■ **DIRECTIONS FOR THIS TASK**
All lines below must be repeated exactly, with the pictures omitted.

■ **RECORDED INFORMATION**
┄┄┄┄┄┄┄┄┄┄
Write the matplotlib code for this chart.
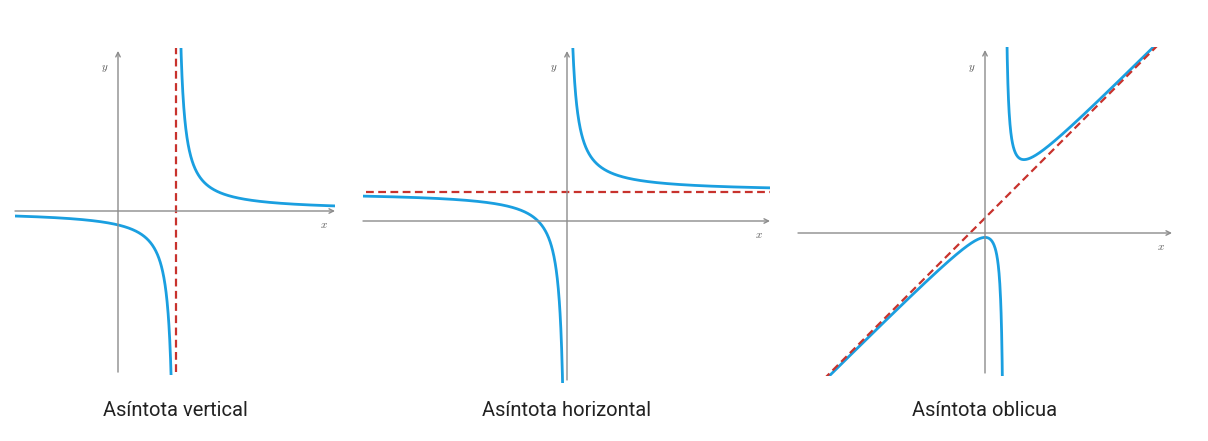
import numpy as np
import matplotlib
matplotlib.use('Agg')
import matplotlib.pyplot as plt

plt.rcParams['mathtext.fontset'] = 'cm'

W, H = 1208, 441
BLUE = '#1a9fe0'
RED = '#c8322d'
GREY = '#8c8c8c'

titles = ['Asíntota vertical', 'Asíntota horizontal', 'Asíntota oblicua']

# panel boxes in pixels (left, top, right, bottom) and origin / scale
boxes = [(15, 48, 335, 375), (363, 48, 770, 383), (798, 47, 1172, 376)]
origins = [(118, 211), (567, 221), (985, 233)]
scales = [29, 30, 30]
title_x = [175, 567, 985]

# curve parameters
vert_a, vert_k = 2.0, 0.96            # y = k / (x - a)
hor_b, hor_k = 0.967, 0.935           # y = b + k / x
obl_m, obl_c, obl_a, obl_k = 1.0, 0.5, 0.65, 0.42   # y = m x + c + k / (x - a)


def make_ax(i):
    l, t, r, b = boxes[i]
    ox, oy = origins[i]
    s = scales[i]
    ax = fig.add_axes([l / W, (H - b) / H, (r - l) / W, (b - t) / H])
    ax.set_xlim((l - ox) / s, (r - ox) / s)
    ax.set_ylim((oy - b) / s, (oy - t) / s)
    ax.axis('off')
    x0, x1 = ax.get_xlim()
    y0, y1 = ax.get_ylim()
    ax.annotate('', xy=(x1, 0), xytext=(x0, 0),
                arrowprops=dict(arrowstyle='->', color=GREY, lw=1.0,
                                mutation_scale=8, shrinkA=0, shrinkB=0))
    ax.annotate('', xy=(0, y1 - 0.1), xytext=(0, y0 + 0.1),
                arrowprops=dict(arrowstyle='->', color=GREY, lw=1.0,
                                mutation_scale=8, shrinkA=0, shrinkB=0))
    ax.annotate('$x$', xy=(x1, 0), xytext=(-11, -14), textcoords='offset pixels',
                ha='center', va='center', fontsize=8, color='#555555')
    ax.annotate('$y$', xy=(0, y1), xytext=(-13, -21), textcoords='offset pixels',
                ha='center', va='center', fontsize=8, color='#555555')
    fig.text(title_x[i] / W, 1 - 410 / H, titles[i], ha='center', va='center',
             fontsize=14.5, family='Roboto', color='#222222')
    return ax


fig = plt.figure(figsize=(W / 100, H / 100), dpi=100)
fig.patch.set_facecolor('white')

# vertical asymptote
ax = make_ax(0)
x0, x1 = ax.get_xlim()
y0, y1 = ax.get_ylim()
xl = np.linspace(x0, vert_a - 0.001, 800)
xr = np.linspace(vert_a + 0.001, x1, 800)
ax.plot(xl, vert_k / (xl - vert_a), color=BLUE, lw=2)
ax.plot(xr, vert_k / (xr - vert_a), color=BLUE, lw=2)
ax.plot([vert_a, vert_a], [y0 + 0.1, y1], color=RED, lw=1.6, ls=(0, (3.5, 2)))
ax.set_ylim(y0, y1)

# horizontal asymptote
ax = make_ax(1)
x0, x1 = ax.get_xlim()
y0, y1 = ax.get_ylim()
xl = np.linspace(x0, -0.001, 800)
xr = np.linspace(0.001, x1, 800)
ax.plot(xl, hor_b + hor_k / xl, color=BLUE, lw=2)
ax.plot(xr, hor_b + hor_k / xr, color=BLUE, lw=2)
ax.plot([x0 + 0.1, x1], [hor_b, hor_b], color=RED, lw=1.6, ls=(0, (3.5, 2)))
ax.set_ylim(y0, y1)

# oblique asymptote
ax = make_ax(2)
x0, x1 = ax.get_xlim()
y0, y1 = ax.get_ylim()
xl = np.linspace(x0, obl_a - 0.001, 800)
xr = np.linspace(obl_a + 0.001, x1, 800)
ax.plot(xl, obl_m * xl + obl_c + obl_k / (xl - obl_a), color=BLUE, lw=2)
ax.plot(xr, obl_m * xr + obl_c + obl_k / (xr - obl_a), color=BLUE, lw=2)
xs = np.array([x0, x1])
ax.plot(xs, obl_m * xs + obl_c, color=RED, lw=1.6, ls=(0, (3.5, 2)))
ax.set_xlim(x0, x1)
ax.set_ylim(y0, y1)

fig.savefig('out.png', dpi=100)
┄┄┄┄┄┄┄┄┄┄
■ **WRITTEN SOLUTION**
Write the matplotlib code for this chart.
import numpy as np
import matplotlib
matplotlib.use('Agg')
import matplotlib.pyplot as plt

plt.rcParams['mathtext.fontset'] = 'cm'

W, H = 1208, 441
BLUE = '#1a9fe0'
RED = '#c8322d'
GREY = '#8c8c8c'

titles = ['Asíntota vertical', 'Asíntota horizontal', 'Asíntota oblicua']

# panel boxes in pixels (left, top, right, bottom) and origin / scale
boxes = [(15, 48, 335, 375), (363, 48, 770, 383), (798, 47, 1172, 376)]
origins = [(118, 211), (567, 221), (985, 233)]
scales = [29, 30, 30]
title_x = [175, 567, 985]

# curve parameters
vert_a, vert_k = 2.0, 0.96            # y = k / (x - a)
hor_b, hor_k = 0.967, 0.935           # y = b + k / x
obl_m, obl_c, obl_a, obl_k = 1.0, 0.5, 0.65, 0.42   # y = m x + c + k / (x - a)


def make_ax(i):
    l, t, r, b = boxes[i]
    ox, oy = origins[i]
    s = scales[i]
    ax = fig.add_axes([l / W, (H - b) / H, (r - l) / W, (b - t) / H])
    ax.set_xlim((l - ox) / s, (r - ox) / s)
    ax.set_ylim((oy - b) / s, (oy - t) / s)
    ax.axis('off')
    x0, x1 = ax.get_xlim()
    y0, y1 = ax.get_ylim()
    ax.annotate('', xy=(x1, 0), xytext=(x0, 0),
                arrowprops=dict(arrowstyle='->', color=GREY, lw=1.0,
                                mutation_scale=8, shrinkA=0, shrinkB=0))
    ax.annotate('', xy=(0, y1 - 0.1), xytext=(0, y0 + 0.1),
                arrowprops=dict(arrowstyle='->', color=GREY, lw=1.0,
                                mutation_scale=8, shrinkA=0, shrinkB=0))
    ax.annotate('$x$', xy=(x1, 0), xytext=(-11, -14), textcoords='offset pixels',
                ha='center', va='center', fontsize=8, color='#555555')
    ax.annotate('$y$', xy=(0, y1), xytext=(-13, -21), textcoords='offset pixels',
                ha='center', va='center', fontsize=8, color='#555555')
    fig.text(title_x[i] / W, 1 - 410 / H, titles[i], ha='center', va='center',
             fontsize=14.5, family='Roboto', color='#222222')
    return ax


fig = plt.figure(figsize=(W / 100, H / 100), dpi=100)
fig.patch.set_facecolor('white')

# vertical asymptote
ax = make_ax(0)
x0, x1 = ax.get_xlim()
y0, y1 = ax.get_ylim()
xl = np.linspace(x0, vert_a - 0.001, 800)
xr = np.linspace(vert_a + 0.001, x1, 800)
ax.plot(xl, vert_k / (xl - vert_a), color=BLUE, lw=2)
ax.plot(xr, vert_k / (xr - vert_a), color=BLUE, lw=2)
ax.plot([vert_a, vert_a], [y0 + 0.1, y1], color=RED, lw=1.6, ls=(0, (3.5, 2)))
ax.set_ylim(y0, y1)

# horizontal asymptote
ax = make_ax(1)
x0, x1 = ax.get_xlim()
y0, y1 = ax.get_ylim()
xl = np.linspace(x0, -0.001, 800)
xr = np.linspace(0.001, x1, 800)
ax.plot(xl, hor_b + hor_k / xl, color=BLUE, lw=2)
ax.plot(xr, hor_b + hor_k / xr, color=BLUE, lw=2)
ax.plot([x0 + 0.1, x1], [hor_b, hor_b], color=RED, lw=1.6, ls=(0, (3.5, 2)))
ax.set_ylim(y0, y1)

# oblique asymptote
ax = make_ax(2)
x0, x1 = ax.get_xlim()
y0, y1 = ax.get_ylim()
xl = np.linspace(x0, obl_a - 0.001, 800)
xr = np.linspace(obl_a + 0.001, x1, 800)
ax.plot(xl, obl_m * xl + obl_c + obl_k / (xl - obl_a), color=BLUE, lw=2)
ax.plot(xr, obl_m * xr + obl_c + obl_k / (xr - obl_a), color=BLUE, lw=2)
xs = np.array([x0, x1])
ax.plot(xs, obl_m * xs + obl_c, color=RED, lw=1.6, ls=(0, (3.5, 2)))
ax.set_xlim(x0, x1)
ax.set_ylim(y0, y1)

fig.savefig('out.png', dpi=100)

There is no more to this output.